## Task statement
Omit all images, then repeat exactly the lines below from the one containing "Give me the" through the one containing "0.818, 0.785, 0.706];", both ends included.
— Begin Recorded information —
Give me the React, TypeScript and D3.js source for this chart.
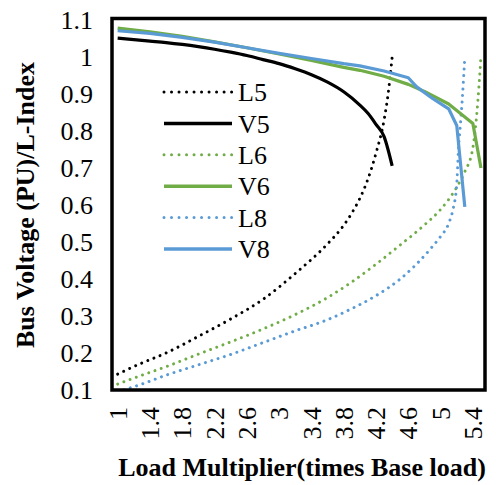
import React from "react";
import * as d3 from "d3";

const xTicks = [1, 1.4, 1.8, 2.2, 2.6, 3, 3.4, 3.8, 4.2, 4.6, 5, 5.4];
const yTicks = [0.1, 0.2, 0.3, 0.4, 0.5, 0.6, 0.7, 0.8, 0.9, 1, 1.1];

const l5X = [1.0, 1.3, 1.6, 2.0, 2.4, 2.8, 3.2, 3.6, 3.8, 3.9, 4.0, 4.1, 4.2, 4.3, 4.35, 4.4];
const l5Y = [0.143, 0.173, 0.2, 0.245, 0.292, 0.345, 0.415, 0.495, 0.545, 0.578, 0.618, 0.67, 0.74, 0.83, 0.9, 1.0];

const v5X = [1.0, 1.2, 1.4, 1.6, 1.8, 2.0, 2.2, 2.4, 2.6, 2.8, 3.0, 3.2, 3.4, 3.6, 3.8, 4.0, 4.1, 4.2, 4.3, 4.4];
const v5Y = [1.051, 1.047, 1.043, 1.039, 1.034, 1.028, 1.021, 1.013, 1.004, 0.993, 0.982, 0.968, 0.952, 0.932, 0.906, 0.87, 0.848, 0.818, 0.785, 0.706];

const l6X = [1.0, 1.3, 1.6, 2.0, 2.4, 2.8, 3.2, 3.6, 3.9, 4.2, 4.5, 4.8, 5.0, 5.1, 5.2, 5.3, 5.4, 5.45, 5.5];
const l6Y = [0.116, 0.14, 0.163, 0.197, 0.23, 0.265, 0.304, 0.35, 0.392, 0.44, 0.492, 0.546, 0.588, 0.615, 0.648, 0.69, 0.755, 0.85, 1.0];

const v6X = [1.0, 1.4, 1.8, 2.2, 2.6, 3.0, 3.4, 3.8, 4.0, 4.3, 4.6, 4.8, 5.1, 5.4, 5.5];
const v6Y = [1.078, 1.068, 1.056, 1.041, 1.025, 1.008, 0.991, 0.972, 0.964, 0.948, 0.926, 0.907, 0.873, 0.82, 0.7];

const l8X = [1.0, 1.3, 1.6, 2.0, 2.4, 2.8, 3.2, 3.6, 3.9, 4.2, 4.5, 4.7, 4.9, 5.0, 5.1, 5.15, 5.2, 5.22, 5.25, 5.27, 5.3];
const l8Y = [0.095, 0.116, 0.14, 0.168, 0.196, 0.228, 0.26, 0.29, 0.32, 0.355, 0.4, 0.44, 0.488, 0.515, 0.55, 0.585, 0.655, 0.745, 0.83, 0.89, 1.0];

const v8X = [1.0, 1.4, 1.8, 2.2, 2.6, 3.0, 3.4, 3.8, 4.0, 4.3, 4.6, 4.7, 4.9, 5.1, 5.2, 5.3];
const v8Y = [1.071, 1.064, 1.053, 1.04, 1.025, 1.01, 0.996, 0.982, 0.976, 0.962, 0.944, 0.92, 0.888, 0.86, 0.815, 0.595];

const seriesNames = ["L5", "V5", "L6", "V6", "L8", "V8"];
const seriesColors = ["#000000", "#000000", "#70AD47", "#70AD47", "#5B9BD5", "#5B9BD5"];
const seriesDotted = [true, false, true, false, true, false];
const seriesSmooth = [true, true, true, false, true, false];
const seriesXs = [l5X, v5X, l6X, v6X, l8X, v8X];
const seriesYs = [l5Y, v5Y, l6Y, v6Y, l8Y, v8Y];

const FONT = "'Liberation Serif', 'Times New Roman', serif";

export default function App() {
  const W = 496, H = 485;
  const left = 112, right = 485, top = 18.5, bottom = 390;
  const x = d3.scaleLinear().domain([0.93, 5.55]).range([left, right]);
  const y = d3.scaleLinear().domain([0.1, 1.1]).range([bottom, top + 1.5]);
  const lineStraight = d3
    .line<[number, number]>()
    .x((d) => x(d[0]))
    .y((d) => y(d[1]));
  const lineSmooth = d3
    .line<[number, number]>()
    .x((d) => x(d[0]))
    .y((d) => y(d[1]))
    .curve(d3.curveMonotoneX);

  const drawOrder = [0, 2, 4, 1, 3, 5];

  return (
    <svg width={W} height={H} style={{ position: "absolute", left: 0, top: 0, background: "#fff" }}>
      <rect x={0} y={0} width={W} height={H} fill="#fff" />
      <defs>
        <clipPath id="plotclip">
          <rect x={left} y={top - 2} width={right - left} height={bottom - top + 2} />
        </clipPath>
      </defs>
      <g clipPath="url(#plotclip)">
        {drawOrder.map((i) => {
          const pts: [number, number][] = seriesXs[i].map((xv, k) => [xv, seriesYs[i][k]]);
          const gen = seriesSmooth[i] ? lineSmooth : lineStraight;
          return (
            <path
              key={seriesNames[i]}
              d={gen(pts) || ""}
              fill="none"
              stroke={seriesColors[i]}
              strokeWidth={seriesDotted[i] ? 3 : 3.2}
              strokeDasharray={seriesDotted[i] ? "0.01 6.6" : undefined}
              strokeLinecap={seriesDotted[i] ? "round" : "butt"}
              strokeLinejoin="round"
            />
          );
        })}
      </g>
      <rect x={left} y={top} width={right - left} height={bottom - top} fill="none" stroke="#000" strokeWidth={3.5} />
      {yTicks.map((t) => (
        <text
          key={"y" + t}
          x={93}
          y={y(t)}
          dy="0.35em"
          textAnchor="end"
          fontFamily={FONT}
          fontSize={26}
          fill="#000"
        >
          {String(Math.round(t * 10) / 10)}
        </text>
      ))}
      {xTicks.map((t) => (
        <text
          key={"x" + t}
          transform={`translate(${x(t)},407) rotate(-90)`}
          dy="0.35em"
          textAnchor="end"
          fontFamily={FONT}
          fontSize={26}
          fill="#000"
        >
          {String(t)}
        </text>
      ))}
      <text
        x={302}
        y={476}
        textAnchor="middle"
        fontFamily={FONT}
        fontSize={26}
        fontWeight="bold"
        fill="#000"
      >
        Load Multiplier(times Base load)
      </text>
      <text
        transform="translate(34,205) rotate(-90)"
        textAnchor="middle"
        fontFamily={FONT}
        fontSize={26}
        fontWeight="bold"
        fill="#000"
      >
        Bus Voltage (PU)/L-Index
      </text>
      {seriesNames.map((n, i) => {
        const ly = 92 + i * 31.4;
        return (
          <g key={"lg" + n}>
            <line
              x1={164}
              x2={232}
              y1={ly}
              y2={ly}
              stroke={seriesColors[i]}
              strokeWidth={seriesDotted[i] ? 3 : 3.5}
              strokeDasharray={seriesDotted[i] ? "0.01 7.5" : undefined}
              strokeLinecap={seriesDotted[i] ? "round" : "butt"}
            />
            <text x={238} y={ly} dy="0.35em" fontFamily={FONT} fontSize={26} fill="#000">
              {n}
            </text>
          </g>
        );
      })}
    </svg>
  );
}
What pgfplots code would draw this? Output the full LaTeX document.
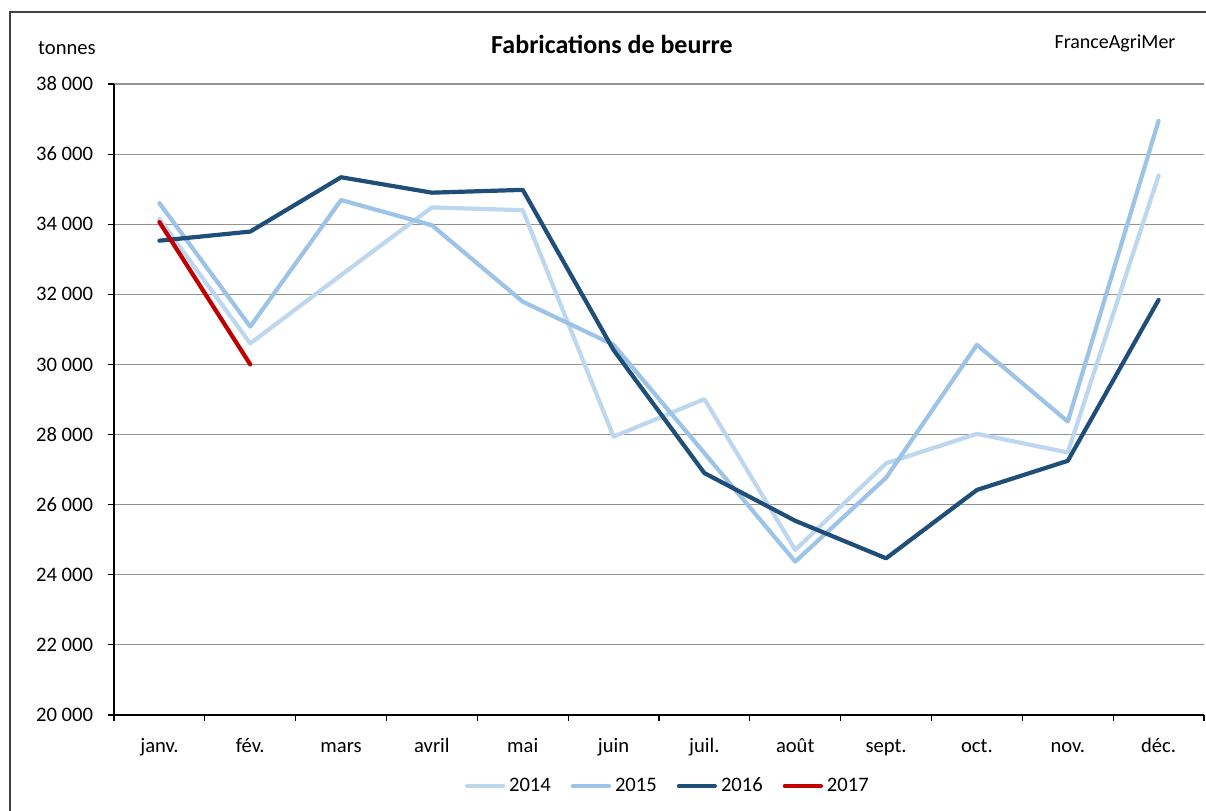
— End Recorded information —
— Begin Recorded information —
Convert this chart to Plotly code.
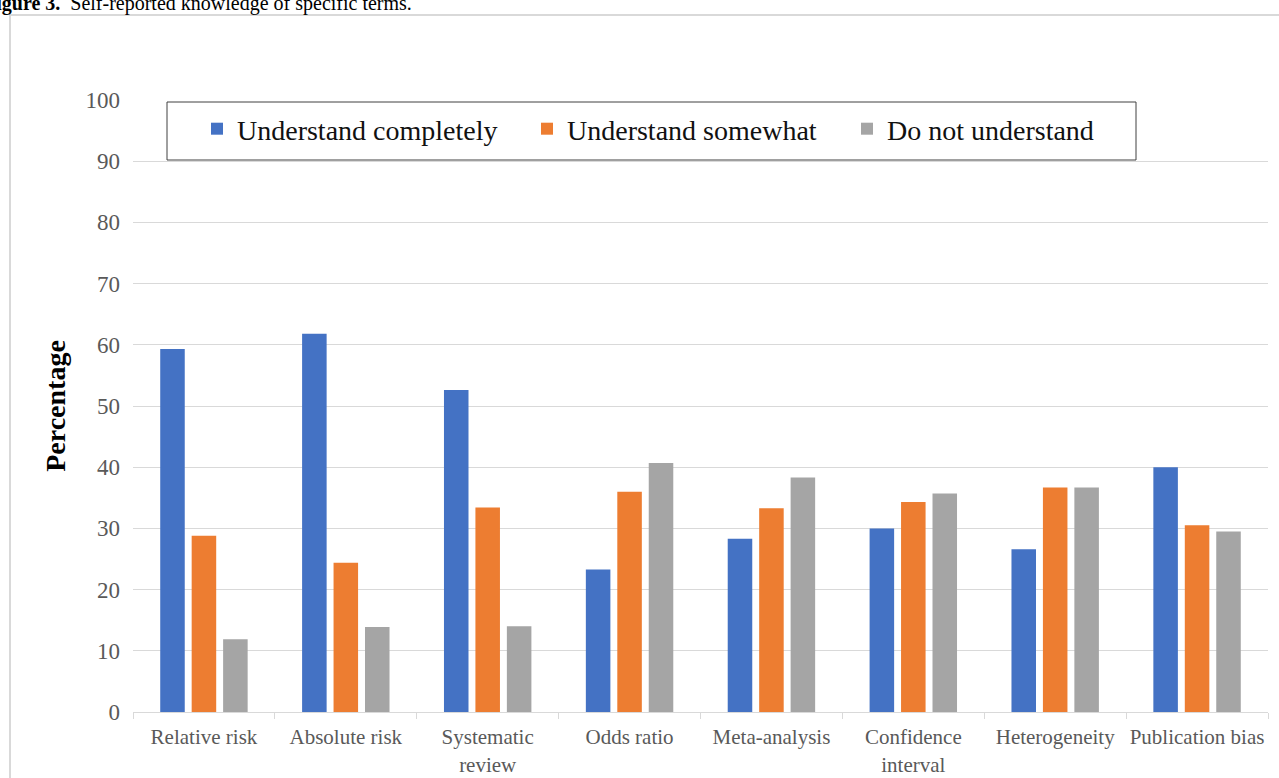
— End Recorded information —
## Exercise answer
Give me the React, TypeScript and D3.js source for this chart.
import React from "react";
import * as d3 from "d3";

const xTicks = [1, 1.4, 1.8, 2.2, 2.6, 3, 3.4, 3.8, 4.2, 4.6, 5, 5.4];
const yTicks = [0.1, 0.2, 0.3, 0.4, 0.5, 0.6, 0.7, 0.8, 0.9, 1, 1.1];

const l5X = [1.0, 1.3, 1.6, 2.0, 2.4, 2.8, 3.2, 3.6, 3.8, 3.9, 4.0, 4.1, 4.2, 4.3, 4.35, 4.4];
const l5Y = [0.143, 0.173, 0.2, 0.245, 0.292, 0.345, 0.415, 0.495, 0.545, 0.578, 0.618, 0.67, 0.74, 0.83, 0.9, 1.0];

const v5X = [1.0, 1.2, 1.4, 1.6, 1.8, 2.0, 2.2, 2.4, 2.6, 2.8, 3.0, 3.2, 3.4, 3.6, 3.8, 4.0, 4.1, 4.2, 4.3, 4.4];
const v5Y = [1.051, 1.047, 1.043, 1.039, 1.034, 1.028, 1.021, 1.013, 1.004, 0.993, 0.982, 0.968, 0.952, 0.932, 0.906, 0.87, 0.848, 0.818, 0.785, 0.706];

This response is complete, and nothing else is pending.